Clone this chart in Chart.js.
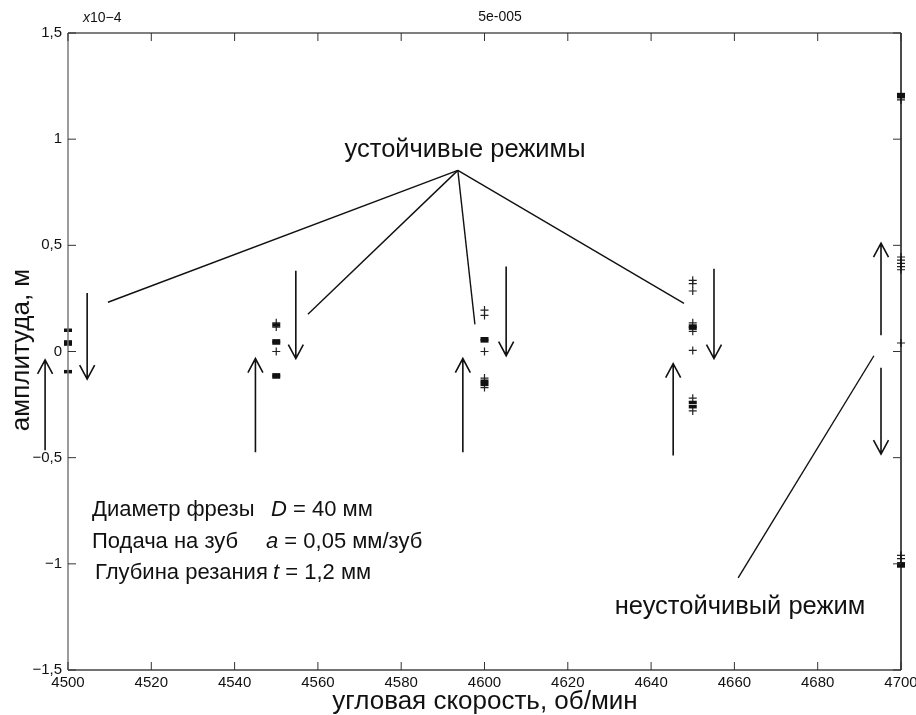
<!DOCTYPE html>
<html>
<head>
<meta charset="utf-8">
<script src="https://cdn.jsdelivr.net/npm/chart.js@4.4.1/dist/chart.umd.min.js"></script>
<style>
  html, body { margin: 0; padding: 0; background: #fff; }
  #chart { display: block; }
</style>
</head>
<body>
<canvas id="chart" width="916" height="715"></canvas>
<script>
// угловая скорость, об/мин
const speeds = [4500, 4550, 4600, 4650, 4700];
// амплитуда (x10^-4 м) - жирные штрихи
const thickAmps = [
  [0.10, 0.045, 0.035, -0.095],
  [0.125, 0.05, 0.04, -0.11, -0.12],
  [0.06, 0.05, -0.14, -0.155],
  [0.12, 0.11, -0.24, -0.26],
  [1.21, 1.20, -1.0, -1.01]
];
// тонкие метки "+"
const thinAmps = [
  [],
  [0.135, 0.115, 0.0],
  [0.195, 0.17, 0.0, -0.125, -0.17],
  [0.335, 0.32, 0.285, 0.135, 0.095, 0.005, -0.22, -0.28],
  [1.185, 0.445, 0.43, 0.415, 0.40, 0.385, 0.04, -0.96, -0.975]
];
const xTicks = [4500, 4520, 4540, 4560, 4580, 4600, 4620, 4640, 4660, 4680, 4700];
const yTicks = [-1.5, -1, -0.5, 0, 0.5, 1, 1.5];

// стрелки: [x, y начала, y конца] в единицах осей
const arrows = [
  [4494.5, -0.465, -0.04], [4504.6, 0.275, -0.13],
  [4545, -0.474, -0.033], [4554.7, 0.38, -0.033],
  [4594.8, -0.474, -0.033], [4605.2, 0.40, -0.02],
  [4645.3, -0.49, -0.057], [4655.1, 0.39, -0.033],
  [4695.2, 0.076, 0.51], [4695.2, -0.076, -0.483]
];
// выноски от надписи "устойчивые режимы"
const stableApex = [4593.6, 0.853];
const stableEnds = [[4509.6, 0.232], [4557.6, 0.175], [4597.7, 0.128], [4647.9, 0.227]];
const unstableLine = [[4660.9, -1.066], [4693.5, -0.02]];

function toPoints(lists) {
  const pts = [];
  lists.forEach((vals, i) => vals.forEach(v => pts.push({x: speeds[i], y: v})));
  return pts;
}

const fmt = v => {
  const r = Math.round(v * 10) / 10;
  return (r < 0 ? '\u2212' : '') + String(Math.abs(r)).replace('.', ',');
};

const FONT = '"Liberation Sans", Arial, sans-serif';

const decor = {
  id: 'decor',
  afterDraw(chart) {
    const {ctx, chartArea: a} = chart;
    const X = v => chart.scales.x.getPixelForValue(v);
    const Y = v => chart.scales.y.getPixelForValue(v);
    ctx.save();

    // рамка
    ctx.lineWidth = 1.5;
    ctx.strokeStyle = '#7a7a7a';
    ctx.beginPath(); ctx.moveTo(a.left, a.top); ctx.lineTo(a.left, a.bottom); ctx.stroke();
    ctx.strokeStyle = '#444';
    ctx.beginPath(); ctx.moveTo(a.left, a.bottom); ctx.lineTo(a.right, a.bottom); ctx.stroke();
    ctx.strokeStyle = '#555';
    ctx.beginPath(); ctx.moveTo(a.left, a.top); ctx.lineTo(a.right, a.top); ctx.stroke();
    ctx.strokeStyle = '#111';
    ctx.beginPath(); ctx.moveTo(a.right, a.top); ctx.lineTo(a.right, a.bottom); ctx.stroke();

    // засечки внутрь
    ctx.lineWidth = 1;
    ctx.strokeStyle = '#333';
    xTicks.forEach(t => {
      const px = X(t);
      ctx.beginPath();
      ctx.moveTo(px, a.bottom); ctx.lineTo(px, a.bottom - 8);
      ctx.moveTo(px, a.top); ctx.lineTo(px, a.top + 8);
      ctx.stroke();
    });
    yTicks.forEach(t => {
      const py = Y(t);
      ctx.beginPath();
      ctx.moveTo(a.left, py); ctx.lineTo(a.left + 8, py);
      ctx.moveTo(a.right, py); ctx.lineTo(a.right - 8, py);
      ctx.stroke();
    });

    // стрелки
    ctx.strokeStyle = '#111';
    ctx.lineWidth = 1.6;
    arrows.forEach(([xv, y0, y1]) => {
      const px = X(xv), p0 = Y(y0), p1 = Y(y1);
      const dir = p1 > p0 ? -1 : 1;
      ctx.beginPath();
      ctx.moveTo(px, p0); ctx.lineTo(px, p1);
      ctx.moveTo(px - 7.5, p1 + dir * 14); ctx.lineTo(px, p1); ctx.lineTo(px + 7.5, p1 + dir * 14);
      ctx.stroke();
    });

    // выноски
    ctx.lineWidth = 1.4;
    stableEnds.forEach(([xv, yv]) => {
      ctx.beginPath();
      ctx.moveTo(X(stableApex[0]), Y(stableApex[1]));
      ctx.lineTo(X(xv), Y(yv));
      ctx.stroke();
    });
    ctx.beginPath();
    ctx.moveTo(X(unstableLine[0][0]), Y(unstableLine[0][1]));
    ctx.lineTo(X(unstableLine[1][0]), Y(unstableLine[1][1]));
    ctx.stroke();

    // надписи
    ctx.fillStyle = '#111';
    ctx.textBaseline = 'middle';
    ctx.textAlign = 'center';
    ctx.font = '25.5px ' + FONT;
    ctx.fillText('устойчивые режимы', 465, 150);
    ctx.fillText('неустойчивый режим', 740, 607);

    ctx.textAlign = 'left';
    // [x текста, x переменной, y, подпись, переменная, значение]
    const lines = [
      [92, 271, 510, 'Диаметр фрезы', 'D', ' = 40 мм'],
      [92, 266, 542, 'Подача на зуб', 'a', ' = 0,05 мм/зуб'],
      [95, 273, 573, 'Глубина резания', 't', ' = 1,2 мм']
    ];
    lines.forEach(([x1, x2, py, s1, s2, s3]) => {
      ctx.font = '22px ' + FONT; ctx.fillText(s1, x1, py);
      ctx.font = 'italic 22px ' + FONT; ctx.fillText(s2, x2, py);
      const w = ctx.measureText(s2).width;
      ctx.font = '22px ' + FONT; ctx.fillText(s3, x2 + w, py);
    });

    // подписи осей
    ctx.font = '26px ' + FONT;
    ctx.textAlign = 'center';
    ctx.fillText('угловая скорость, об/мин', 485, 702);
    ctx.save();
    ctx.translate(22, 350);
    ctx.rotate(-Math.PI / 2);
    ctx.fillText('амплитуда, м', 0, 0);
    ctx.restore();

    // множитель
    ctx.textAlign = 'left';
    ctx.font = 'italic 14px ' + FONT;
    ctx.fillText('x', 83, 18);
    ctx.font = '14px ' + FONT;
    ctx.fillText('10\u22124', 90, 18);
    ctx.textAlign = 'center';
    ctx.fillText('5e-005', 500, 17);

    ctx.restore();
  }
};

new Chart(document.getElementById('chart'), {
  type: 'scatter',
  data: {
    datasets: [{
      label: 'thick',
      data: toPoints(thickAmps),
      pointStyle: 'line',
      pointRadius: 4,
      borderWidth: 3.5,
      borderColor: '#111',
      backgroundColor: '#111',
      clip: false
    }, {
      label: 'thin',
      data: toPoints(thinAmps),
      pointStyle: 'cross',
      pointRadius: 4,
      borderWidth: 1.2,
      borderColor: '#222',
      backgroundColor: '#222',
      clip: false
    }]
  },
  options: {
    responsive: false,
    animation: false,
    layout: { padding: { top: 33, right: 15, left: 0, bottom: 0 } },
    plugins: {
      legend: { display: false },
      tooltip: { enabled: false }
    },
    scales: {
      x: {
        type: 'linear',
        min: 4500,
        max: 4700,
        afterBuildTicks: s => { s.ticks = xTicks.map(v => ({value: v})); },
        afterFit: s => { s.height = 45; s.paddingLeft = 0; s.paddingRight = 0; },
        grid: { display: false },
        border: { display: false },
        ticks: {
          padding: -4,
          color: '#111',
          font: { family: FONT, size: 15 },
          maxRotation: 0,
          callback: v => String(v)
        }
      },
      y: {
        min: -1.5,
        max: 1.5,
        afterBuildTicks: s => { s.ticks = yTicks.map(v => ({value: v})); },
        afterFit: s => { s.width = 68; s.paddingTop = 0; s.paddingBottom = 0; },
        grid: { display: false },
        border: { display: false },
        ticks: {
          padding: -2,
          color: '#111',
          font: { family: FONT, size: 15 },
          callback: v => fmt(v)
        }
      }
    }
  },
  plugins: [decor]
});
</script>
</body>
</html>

● DIRECTIVE
Set out every line from the material that contains the string "chart".

● EXERCISE OUTPUT
Clone this chart in Chart.js.
<script src="https://cdn.jsdelivr.net/npm/chart.js@4.4.1/dist/chart.umd.min.js"></script>
  #chart { display: block; }
<canvas id="chart" width="916" height="715"></canvas>
  afterDraw(chart) {
    const {ctx, chartArea: a} = chart;
    const X = v => chart.scales.x.getPixelForValue(v);
    const Y = v => chart.scales.y.getPixelForValue(v);
new Chart(document.getElementById('chart'), {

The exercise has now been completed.